(PROBLEM TO WORK ON) Repeat the full listing below verbatim and keep the images out.
::: STORED ROWS :::
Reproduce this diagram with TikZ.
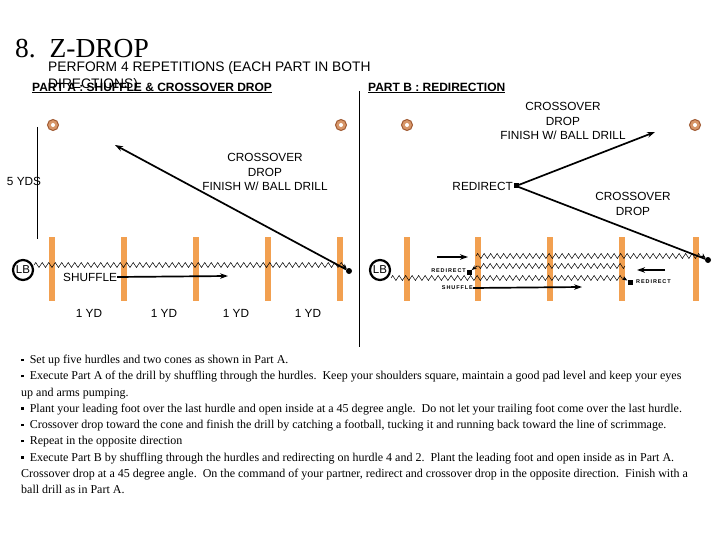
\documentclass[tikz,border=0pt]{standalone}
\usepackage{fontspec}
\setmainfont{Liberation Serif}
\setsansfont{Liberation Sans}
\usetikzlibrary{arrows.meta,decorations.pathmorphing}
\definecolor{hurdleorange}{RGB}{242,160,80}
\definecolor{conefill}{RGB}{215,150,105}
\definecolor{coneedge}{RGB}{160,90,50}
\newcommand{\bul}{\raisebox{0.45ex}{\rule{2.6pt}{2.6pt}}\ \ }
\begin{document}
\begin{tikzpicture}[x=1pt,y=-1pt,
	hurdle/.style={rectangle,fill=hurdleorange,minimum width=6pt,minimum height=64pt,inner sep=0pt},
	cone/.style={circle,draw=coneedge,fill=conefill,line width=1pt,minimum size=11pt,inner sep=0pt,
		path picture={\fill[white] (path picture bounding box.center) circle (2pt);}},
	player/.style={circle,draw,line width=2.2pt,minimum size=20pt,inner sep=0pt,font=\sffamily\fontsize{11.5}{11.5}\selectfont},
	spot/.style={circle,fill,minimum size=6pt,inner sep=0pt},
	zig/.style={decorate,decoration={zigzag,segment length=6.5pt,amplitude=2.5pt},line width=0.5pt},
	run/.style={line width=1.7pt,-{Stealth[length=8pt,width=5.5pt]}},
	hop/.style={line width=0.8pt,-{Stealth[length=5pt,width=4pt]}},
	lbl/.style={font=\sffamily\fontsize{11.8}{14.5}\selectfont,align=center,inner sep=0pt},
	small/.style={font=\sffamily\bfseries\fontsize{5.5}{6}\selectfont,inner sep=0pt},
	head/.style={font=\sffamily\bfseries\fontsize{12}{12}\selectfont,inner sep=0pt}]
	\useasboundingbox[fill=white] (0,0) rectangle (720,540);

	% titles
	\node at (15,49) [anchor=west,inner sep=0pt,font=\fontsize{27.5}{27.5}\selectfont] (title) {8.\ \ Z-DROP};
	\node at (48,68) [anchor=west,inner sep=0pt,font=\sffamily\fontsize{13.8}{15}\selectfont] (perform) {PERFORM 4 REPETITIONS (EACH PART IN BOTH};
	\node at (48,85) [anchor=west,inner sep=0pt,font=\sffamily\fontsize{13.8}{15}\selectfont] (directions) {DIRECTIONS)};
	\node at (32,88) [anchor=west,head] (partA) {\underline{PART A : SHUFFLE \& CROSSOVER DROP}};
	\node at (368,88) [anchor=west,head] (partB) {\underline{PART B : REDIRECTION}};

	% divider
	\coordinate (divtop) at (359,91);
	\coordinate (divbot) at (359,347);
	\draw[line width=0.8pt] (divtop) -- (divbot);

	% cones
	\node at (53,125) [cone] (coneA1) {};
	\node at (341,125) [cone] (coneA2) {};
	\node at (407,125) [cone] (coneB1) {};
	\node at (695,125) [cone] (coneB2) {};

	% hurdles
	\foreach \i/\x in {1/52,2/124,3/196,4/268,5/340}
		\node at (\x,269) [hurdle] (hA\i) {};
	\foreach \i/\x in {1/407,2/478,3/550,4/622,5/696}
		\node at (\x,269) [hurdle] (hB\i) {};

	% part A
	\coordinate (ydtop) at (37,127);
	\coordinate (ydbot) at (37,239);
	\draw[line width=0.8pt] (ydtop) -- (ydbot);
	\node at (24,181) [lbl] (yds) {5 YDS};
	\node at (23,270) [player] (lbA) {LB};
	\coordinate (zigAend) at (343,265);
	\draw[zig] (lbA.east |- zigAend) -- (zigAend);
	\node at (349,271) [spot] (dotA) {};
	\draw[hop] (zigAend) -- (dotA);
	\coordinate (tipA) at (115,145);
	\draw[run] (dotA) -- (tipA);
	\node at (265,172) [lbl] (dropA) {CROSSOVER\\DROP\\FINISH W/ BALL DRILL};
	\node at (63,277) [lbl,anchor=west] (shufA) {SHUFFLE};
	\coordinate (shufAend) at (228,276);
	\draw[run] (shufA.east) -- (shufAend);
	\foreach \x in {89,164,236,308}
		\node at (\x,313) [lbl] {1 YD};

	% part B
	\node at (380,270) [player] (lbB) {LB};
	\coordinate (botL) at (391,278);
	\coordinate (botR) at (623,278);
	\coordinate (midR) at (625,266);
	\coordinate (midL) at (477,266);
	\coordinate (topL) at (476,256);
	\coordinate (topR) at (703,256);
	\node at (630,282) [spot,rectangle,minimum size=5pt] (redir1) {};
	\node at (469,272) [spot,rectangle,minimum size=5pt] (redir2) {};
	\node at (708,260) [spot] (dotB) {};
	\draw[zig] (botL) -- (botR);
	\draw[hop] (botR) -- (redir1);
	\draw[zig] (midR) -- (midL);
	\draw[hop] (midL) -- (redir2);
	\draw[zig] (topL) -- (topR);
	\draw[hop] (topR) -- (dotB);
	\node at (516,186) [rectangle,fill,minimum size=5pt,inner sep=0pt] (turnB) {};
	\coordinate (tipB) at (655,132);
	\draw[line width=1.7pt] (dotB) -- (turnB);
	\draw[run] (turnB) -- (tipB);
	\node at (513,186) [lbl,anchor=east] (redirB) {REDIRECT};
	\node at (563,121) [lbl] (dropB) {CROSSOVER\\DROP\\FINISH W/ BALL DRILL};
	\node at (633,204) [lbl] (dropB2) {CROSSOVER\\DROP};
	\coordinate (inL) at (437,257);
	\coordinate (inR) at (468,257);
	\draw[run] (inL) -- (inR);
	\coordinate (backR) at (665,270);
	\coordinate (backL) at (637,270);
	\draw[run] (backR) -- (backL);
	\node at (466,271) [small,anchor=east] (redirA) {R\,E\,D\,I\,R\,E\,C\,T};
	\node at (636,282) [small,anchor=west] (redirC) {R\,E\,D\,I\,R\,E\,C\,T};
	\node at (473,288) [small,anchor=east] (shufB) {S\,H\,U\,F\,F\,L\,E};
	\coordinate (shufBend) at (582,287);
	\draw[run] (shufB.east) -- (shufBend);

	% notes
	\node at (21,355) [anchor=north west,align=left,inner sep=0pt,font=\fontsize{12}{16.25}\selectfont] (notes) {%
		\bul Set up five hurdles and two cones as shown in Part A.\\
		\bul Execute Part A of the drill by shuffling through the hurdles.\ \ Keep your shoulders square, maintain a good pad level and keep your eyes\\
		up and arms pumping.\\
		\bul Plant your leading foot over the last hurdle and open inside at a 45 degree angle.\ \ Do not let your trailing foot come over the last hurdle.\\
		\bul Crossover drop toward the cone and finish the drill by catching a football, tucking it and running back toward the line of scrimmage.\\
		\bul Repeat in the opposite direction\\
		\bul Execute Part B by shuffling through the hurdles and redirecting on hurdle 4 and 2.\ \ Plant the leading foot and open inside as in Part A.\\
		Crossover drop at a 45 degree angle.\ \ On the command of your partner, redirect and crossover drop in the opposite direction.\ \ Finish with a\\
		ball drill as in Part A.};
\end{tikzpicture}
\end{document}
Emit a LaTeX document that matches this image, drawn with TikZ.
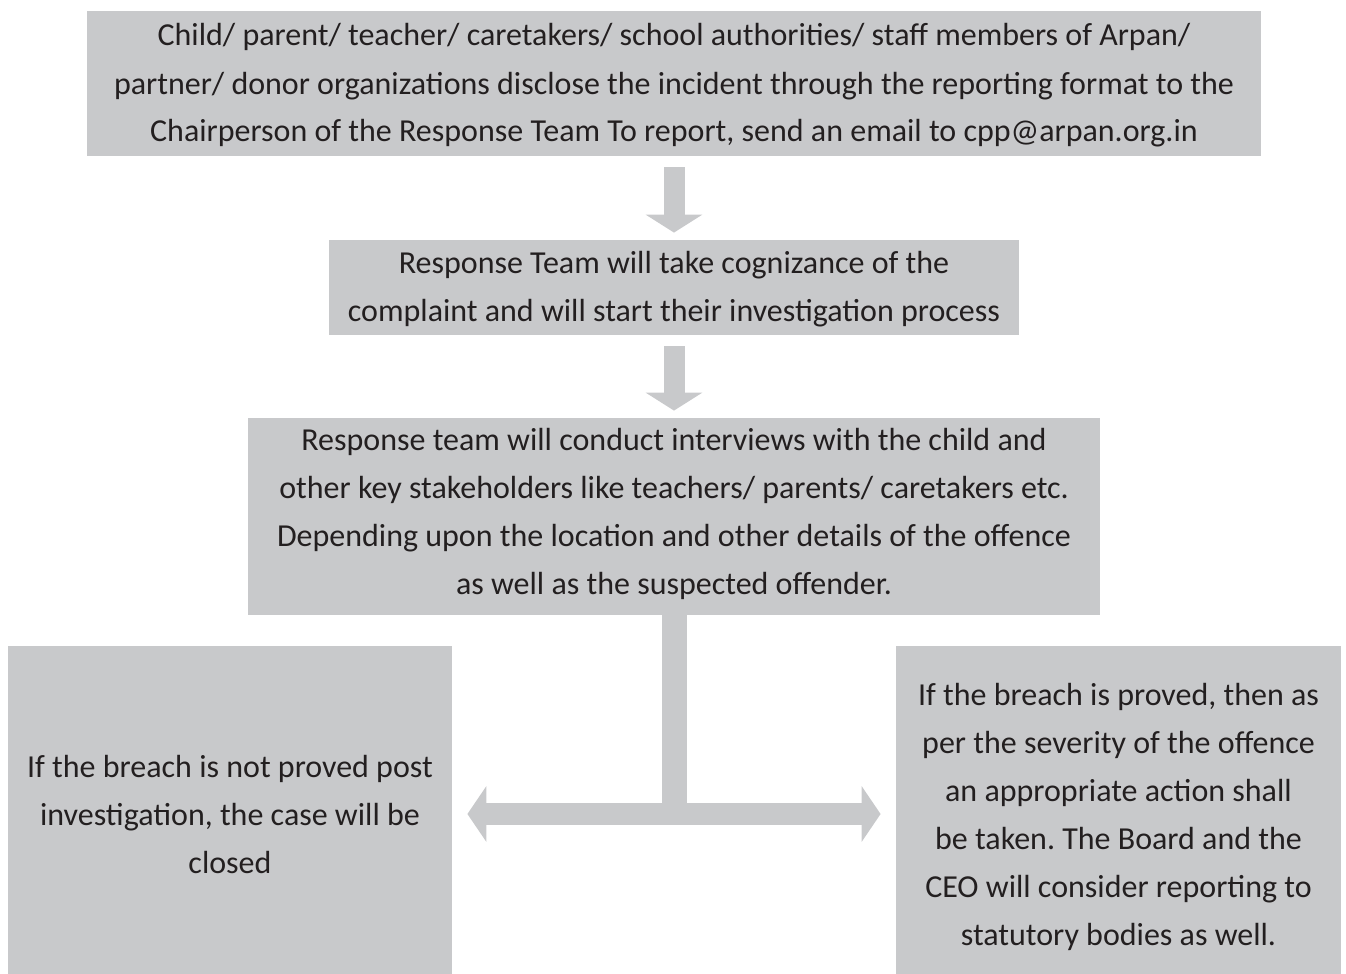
:::
(COMPLETED EXERCISE)
Reproduce this diagram with TikZ.
\documentclass[tikz,border=0pt]{standalone}
\usepackage{fontspec}
\setmainfont{Liberation Serif}
\setsansfont{Liberation Sans}
\usetikzlibrary{arrows.meta,decorations.pathmorphing}
\definecolor{hurdleorange}{RGB}{242,160,80}
\definecolor{conefill}{RGB}{215,150,105}
\definecolor{coneedge}{RGB}{160,90,50}
\newcommand{\bul}{\raisebox{0.45ex}{\rule{2.6pt}{2.6pt}}\ \ }
\begin{document}
\begin{tikzpicture}[x=1pt,y=-1pt,
	hurdle/.style={rectangle,fill=hurdleorange,minimum width=6pt,minimum height=64pt,inner sep=0pt},
	cone/.style={circle,draw=coneedge,fill=conefill,line width=1pt,minimum size=11pt,inner sep=0pt,
		path picture={\fill[white] (path picture bounding box.center) circle (2pt);}},
	player/.style={circle,draw,line width=2.2pt,minimum size=20pt,inner sep=0pt,font=\sffamily\fontsize{11.5}{11.5}\selectfont},
	spot/.style={circle,fill,minimum size=6pt,inner sep=0pt},
	zig/.style={decorate,decoration={zigzag,segment length=6.5pt,amplitude=2.5pt},line width=0.5pt},
	run/.style={line width=1.7pt,-{Stealth[length=8pt,width=5.5pt]}},
	hop/.style={line width=0.8pt,-{Stealth[length=5pt,width=4pt]}},
	lbl/.style={font=\sffamily\fontsize{11.8}{14.5}\selectfont,align=center,inner sep=0pt},
	small/.style={font=\sffamily\bfseries\fontsize{5.5}{6}\selectfont,inner sep=0pt},
	head/.style={font=\sffamily\bfseries\fontsize{12}{12}\selectfont,inner sep=0pt}]
	\useasboundingbox[fill=white] (0,0) rectangle (720,540);

	% titles
	\node at (15,49) [anchor=west,inner sep=0pt,font=\fontsize{27.5}{27.5}\selectfont] (title) {8.\ \ Z-DROP};
	\node at (48,68) [anchor=west,inner sep=0pt,font=\sffamily\fontsize{13.8}{15}\selectfont] (perform) {PERFORM 4 REPETITIONS (EACH PART IN BOTH};
	\node at (48,85) [anchor=west,inner sep=0pt,font=\sffamily\fontsize{13.8}{15}\selectfont] (directions) {DIRECTIONS)};
	\node at (32,88) [anchor=west,head] (partA) {\underline{PART A : SHUFFLE \& CROSSOVER DROP}};
	\node at (368,88) [anchor=west,head] (partB) {\underline{PART B : REDIRECTION}};

	% divider
	\coordinate (divtop) at (359,91);
	\coordinate (divbot) at (359,347);
	\draw[line width=0.8pt] (divtop) -- (divbot);

	% cones
	\node at (53,125) [cone] (coneA1) {};
	\node at (341,125) [cone] (coneA2) {};
	\node at (407,125) [cone] (coneB1) {};
	\node at (695,125) [cone] (coneB2) {};

	% hurdles
	\foreach \i/\x in {1/52,2/124,3/196,4/268,5/340}
		\node at (\x,269) [hurdle] (hA\i) {};
	\foreach \i/\x in {1/407,2/478,3/550,4/622,5/696}
		\node at (\x,269) [hurdle] (hB\i) {};

	% part A
	\coordinate (ydtop) at (37,127);
	\coordinate (ydbot) at (37,239);
	\draw[line width=0.8pt] (ydtop) -- (ydbot);
	\node at (24,181) [lbl] (yds) {5 YDS};
	\node at (23,270) [player] (lbA) {LB};
	\coordinate (zigAend) at (343,265);
	\draw[zig] (lbA.east |- zigAend) -- (zigAend);
	\node at (349,271) [spot] (dotA) {};
	\draw[hop] (zigAend) -- (dotA);
	\coordinate (tipA) at (115,145);
	\draw[run] (dotA) -- (tipA);
	\node at (265,172) [lbl] (dropA) {CROSSOVER\\DROP\\FINISH W/ BALL DRILL};
	\node at (63,277) [lbl,anchor=west] (shufA) {SHUFFLE};
	\coordinate (shufAend) at (228,276);
	\draw[run] (shufA.east) -- (shufAend);
	\foreach \x in {89,164,236,308}
		\node at (\x,313) [lbl] {1 YD};

	% part B
	\node at (380,270) [player] (lbB) {LB};
	\coordinate (botL) at (391,278);
	\coordinate (botR) at (623,278);
	\coordinate (midR) at (625,266);
	\coordinate (midL) at (477,266);
	\coordinate (topL) at (476,256);
	\coordinate (topR) at (703,256);
	\node at (630,282) [spot,rectangle,minimum size=5pt] (redir1) {};
	\node at (469,272) [spot,rectangle,minimum size=5pt] (redir2) {};
	\node at (708,260) [spot] (dotB) {};
	\draw[zig] (botL) -- (botR);
	\draw[hop] (botR) -- (redir1);
	\draw[zig] (midR) -- (midL);
	\draw[hop] (midL) -- (redir2);
	\draw[zig] (topL) -- (topR);
	\draw[hop] (topR) -- (dotB);
	\node at (516,186) [rectangle,fill,minimum size=5pt,inner sep=0pt] (turnB) {};
	\coordinate (tipB) at (655,132);
	\draw[line width=1.7pt] (dotB) -- (turnB);
	\draw[run] (turnB) -- (tipB);
	\node at (513,186) [lbl,anchor=east] (redirB) {REDIRECT};
	\node at (563,121) [lbl] (dropB) {CROSSOVER\\DROP\\FINISH W/ BALL DRILL};
	\node at (633,204) [lbl] (dropB2) {CROSSOVER\\DROP};
	\coordinate (inL) at (437,257);
	\coordinate (inR) at (468,257);
	\draw[run] (inL) -- (inR);
	\coordinate (backR) at (665,270);
	\coordinate (backL) at (637,270);
	\draw[run] (backR) -- (backL);
	\node at (466,271) [small,anchor=east] (redirA) {R\,E\,D\,I\,R\,E\,C\,T};
	\node at (636,282) [small,anchor=west] (redirC) {R\,E\,D\,I\,R\,E\,C\,T};
	\node at (473,288) [small,anchor=east] (shufB) {S\,H\,U\,F\,F\,L\,E};
	\coordinate (shufBend) at (582,287);
	\draw[run] (shufB.east) -- (shufBend);

	% notes
	\node at (21,355) [anchor=north west,align=left,inner sep=0pt,font=\fontsize{12}{16.25}\selectfont] (notes) {%
		\bul Set up five hurdles and two cones as shown in Part A.\\
		\bul Execute Part A of the drill by shuffling through the hurdles.\ \ Keep your shoulders square, maintain a good pad level and keep your eyes\\
		up and arms pumping.\\
		\bul Plant your leading foot over the last hurdle and open inside at a 45 degree angle.\ \ Do not let your trailing foot come over the last hurdle.\\
		\bul Crossover drop toward the cone and finish the drill by catching a football, tucking it and running back toward the line of scrimmage.\\
		\bul Repeat in the opposite direction\\
		\bul Execute Part B by shuffling through the hurdles and redirecting on hurdle 4 and 2.\ \ Plant the leading foot and open inside as in Part A.\\
		Crossover drop at a 45 degree angle.\ \ On the command of your partner, redirect and crossover drop in the opposite direction.\ \ Finish with a\\
		ball drill as in Part A.};
\end{tikzpicture}
\end{document}
Emit a LaTeX document that matches this image, drawn with TikZ.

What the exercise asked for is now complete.